The counselor was wonderful and spent several hours with him sorting through majors that would get him where it wanted to go. He changed his major and has been happy with that decision since. This process made him think about himself and who he truly is. He searched his heart for happiness and found it, with no restrictions.

At times, I think that some of these young people are made to believe that their unique ways of living and seeing the world are wrong if they waver from the "norm". With this belief, they begin to alienate themselves from others, thinking that they don't fit in. They should be accepted for who they are and help them learn how their unique ways can enhance their life and effect others in a positive way.

The young people from 12 to 25 years of age need to be listened to and respected for who they are and the potential they have.
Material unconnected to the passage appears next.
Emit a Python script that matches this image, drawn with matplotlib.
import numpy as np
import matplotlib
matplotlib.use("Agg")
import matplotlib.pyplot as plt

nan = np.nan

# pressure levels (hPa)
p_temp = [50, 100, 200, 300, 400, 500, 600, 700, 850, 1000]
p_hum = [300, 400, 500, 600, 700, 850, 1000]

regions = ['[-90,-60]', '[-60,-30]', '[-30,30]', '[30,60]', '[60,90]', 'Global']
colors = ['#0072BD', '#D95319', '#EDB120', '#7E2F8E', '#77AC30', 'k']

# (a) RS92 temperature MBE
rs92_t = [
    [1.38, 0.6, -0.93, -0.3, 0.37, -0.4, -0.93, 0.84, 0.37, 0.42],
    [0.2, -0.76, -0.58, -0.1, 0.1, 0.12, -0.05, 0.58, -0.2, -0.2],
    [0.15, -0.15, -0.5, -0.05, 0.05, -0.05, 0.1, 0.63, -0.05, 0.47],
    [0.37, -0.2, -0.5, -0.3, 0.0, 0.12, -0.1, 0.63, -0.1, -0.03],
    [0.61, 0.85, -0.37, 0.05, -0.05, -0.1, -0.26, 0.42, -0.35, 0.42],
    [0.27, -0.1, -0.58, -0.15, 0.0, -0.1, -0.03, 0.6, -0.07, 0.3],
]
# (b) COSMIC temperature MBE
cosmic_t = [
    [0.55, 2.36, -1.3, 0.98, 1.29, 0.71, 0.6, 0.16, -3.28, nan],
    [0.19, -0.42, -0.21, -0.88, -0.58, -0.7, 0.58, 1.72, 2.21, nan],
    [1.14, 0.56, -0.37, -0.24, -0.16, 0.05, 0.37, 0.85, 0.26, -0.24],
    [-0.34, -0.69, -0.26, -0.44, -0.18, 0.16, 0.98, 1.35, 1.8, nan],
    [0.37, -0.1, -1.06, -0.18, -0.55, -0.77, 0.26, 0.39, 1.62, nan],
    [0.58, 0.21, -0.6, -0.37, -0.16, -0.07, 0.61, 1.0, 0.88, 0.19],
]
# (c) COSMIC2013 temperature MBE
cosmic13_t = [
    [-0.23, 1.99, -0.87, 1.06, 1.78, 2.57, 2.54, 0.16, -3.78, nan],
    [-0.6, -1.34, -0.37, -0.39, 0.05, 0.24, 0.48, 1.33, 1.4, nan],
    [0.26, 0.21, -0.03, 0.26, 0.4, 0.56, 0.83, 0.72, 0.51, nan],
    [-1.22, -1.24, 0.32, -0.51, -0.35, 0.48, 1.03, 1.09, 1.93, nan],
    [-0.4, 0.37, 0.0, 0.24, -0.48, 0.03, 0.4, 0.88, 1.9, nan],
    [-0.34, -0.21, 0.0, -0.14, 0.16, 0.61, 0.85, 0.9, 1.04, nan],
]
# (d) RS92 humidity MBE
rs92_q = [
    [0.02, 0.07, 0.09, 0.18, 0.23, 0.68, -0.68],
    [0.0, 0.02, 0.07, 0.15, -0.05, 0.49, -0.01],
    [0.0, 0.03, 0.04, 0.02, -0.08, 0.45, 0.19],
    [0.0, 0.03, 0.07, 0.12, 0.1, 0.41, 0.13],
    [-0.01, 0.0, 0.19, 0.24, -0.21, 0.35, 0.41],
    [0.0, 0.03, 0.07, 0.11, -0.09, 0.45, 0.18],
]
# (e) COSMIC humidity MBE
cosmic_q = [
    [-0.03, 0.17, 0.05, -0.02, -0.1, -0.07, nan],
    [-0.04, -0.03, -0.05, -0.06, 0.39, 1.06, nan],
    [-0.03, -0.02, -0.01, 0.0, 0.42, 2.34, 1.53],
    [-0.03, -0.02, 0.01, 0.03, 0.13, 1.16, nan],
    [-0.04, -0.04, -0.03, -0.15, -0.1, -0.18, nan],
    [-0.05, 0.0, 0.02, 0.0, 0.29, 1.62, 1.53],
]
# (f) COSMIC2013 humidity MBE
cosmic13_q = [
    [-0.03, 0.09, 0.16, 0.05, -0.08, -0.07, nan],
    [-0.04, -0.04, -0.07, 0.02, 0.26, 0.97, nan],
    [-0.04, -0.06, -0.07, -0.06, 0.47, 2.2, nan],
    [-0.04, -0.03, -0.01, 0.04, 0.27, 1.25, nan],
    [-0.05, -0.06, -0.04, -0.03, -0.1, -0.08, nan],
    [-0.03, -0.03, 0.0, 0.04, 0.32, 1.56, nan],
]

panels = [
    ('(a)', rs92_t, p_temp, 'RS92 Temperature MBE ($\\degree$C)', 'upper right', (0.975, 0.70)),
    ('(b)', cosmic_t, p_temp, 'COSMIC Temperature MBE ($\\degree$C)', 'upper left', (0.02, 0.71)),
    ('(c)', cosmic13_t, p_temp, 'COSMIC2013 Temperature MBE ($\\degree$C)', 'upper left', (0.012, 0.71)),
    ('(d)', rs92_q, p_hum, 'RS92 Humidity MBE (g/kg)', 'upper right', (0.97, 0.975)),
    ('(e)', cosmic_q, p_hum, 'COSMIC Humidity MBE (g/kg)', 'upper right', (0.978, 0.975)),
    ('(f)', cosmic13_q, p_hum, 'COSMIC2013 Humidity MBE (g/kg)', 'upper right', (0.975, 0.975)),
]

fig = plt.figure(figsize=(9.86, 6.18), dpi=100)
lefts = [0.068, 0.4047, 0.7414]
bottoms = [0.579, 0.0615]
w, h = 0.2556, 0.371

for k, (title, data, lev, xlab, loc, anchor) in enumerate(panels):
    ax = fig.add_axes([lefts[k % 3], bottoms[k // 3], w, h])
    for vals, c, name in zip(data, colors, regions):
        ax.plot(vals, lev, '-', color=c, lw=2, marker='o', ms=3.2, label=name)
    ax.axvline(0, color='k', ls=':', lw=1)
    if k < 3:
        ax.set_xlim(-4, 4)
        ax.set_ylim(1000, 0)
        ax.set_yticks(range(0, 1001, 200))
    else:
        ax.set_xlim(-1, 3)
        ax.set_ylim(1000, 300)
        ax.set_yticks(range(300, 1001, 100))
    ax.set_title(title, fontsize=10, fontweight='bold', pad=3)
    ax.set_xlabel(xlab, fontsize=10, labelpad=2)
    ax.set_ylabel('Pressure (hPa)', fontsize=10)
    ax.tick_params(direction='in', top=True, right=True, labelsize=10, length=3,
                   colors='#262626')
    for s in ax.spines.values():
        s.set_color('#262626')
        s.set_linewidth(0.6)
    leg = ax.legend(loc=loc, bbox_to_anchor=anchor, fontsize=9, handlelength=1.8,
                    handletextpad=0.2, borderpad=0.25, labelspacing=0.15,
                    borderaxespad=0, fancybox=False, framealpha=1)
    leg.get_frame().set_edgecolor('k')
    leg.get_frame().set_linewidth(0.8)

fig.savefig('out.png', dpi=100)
In a perfect world, every individual will have at least one person who will affect their lives in a positive way. You could be that person for just one individual or even more. Look for the potential in everyone you meet, but especially in the young person, who is still soft and pliable. Celebrate their diversity and help mold them into a creation that can be productive and happy in the world they live.

Friday, May 23, 2008

Expectancy or expectation



I just recently read a book titled "The Shack" by William P. Young. The book was about another man's experience with God. It is very interesting, but maybe a little hard to grasp all that he is trying to say to us. However, one part of the book really hit home to me, it made sense to me.
The part of the book was about friendship and the relationship you have with another person. He used to words similar yet different, expectancy and expectation. I will quote his words and then put my spin on it.
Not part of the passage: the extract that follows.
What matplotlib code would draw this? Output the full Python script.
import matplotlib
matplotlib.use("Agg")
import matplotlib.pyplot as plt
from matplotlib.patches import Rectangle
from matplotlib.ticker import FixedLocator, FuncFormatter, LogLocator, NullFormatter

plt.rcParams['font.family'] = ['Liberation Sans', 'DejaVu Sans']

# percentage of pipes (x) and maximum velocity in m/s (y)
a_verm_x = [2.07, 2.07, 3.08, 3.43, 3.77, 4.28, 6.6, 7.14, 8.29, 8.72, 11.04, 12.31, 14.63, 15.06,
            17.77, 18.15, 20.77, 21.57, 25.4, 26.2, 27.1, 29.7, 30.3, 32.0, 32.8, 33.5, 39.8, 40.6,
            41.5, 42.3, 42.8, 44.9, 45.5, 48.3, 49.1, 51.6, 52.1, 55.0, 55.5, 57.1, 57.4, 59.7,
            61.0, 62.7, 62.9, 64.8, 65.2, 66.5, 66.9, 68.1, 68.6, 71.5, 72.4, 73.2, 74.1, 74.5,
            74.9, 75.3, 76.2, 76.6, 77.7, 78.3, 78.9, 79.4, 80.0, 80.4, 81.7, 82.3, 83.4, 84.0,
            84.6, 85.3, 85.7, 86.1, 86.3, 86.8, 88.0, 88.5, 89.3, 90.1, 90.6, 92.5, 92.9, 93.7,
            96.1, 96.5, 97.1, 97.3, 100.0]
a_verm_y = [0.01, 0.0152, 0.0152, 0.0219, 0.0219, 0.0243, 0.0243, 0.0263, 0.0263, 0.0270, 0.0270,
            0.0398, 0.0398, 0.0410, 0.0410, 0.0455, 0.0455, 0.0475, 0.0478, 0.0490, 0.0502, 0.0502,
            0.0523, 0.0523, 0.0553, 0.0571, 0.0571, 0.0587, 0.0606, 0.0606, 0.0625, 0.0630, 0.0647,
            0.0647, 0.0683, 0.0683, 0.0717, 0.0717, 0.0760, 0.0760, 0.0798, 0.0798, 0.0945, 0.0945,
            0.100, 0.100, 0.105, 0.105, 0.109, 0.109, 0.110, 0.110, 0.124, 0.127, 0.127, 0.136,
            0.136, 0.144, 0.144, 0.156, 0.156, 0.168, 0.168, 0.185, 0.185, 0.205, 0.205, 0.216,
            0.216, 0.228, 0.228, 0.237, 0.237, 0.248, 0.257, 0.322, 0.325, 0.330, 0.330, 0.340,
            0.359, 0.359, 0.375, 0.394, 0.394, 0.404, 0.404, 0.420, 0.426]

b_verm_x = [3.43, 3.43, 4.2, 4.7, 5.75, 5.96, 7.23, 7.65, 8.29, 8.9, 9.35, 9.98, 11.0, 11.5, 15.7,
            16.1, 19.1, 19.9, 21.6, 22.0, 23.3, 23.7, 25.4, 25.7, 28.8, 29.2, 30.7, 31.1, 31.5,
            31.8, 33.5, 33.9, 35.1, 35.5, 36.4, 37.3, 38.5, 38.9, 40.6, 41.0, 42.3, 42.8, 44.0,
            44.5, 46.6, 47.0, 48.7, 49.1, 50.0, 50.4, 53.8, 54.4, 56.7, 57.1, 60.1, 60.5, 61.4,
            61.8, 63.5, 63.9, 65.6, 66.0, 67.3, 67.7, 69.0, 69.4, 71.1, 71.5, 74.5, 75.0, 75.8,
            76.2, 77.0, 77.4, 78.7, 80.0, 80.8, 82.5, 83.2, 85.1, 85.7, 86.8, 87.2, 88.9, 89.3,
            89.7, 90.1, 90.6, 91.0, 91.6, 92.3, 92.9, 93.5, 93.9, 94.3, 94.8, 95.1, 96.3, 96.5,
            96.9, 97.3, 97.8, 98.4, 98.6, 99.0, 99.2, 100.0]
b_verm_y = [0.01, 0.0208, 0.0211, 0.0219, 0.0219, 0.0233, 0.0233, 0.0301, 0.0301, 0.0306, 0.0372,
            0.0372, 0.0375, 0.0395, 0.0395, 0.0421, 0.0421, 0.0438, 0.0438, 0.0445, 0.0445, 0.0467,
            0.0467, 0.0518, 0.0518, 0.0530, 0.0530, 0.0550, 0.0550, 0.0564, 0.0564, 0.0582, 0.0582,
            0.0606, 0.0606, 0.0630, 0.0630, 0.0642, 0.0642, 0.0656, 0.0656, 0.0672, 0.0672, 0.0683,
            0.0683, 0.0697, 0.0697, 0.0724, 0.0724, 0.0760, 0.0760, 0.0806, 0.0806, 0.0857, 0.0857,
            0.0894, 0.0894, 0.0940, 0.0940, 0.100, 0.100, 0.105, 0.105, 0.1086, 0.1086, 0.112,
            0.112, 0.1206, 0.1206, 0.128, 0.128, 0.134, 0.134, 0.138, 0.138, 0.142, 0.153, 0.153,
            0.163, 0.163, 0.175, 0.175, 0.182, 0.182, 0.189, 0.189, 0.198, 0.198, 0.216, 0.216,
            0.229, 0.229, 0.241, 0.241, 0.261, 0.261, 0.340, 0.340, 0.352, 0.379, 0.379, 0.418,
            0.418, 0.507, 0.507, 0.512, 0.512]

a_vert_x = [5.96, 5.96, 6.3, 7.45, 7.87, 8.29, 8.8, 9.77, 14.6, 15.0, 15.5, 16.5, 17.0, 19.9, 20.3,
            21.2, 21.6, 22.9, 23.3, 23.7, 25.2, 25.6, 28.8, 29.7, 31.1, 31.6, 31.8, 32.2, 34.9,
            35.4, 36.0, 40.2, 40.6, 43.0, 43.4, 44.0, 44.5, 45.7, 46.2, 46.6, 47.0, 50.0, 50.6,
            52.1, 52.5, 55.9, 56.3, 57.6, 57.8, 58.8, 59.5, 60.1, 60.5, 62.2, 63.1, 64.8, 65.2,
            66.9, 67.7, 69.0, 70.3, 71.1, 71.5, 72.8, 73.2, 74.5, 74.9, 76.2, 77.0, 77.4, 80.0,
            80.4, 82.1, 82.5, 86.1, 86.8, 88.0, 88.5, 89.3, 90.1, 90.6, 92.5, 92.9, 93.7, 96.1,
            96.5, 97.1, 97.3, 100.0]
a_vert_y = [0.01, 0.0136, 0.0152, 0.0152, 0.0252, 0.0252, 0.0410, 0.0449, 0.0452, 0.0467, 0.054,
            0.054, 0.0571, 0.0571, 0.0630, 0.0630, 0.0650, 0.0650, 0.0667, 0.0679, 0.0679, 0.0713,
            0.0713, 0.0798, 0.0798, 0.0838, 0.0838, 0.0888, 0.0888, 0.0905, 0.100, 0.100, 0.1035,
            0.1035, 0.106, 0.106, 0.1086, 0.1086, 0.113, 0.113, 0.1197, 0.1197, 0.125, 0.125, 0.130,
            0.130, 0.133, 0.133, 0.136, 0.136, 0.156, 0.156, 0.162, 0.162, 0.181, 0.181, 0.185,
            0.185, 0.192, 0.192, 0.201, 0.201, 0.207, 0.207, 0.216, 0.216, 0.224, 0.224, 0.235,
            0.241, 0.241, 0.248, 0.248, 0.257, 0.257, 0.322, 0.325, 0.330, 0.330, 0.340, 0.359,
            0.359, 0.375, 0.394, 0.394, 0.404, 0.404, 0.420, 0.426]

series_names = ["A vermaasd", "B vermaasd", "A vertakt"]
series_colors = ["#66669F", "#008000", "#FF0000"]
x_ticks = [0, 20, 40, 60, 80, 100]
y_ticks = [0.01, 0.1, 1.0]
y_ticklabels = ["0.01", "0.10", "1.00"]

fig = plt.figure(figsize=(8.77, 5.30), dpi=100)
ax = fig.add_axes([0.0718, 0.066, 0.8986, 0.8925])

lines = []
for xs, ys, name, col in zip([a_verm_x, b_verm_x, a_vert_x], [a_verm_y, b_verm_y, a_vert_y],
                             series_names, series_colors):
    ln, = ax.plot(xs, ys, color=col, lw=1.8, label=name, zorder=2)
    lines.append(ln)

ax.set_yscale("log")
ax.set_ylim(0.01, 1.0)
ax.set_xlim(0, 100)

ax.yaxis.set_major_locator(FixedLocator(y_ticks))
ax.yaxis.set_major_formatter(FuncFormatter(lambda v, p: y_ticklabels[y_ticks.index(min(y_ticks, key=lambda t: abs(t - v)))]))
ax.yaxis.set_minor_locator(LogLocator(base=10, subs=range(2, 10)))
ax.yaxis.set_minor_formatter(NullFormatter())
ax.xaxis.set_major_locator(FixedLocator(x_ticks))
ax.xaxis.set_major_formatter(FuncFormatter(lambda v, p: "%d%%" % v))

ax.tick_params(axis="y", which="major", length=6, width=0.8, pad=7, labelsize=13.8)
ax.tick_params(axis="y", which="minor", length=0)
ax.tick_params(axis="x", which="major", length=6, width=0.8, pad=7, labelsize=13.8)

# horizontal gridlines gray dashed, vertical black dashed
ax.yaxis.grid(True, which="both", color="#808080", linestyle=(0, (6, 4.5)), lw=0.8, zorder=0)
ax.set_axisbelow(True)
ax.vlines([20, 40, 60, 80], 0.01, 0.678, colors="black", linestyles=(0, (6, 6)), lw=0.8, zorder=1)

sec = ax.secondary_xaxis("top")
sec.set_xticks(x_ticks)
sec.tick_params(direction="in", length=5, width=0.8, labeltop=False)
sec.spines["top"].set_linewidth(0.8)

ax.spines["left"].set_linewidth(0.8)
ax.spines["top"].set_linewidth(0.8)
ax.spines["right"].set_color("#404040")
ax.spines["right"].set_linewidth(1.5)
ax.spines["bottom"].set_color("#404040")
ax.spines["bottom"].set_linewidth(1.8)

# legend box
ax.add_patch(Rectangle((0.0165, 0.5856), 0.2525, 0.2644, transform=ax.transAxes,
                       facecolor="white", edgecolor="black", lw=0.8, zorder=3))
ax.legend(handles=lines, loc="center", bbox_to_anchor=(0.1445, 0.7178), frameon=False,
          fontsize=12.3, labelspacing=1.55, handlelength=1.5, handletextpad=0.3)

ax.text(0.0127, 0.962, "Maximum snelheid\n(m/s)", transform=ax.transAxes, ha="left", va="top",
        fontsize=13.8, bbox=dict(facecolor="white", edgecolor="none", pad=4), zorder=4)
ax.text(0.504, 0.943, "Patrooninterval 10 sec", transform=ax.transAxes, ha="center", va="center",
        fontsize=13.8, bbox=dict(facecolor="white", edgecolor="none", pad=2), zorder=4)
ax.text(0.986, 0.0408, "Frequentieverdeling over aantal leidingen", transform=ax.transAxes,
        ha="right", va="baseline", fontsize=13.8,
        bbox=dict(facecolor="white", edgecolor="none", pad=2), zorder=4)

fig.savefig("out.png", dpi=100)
"If you and I are friends, there is an expectancy that exists within our relationship. When we see each other or are apart,there is expectancy of being together, of laughing and talking. That expectancy has no concrete definition; it is alive and dynamic and everything that emerges form our being togehther is a unique gift shared by no one else. But what happens if I change that 'expectancy' to an 'expectation'-spoken or unspoken? Suddenly, law has entered into our relationship. Your are now expected to perform in a way that meets my expectations. our living friendship rapidly deteriorates into a dead thing with rules and requirements. It is no longer about you and me, but about what friends are supposed to do or the responsibilities of a good friend."

I love this, I love that someone else wrote it down. It has always bothered me that people, friends, but mostly family put expectations on your relationship with them. They expect you to do this or that, they place rules on relationships. In my opinion this is wrong. We should enjoy the times we have together and appreciate them. Everyone has their own lives and activities and are unable to make every event. People, relatives and friends should be happy for the times they are together and don't fret about the times they can't be together. I notice this more with family. I think that over the years too many rules or expectations are put into the family relationships and people get upset when those expectations are not met. In my opinion, it's the family unit that should be more accepting and less expecting. With the rules and expectations, it is difficult to enjoy the relationship and the expectancy of fun and laughter when together.

Just think about this, are you guilty of expectations? Don't you want to live in a life of expectancy or of hope, and not be limited by rules of relationships.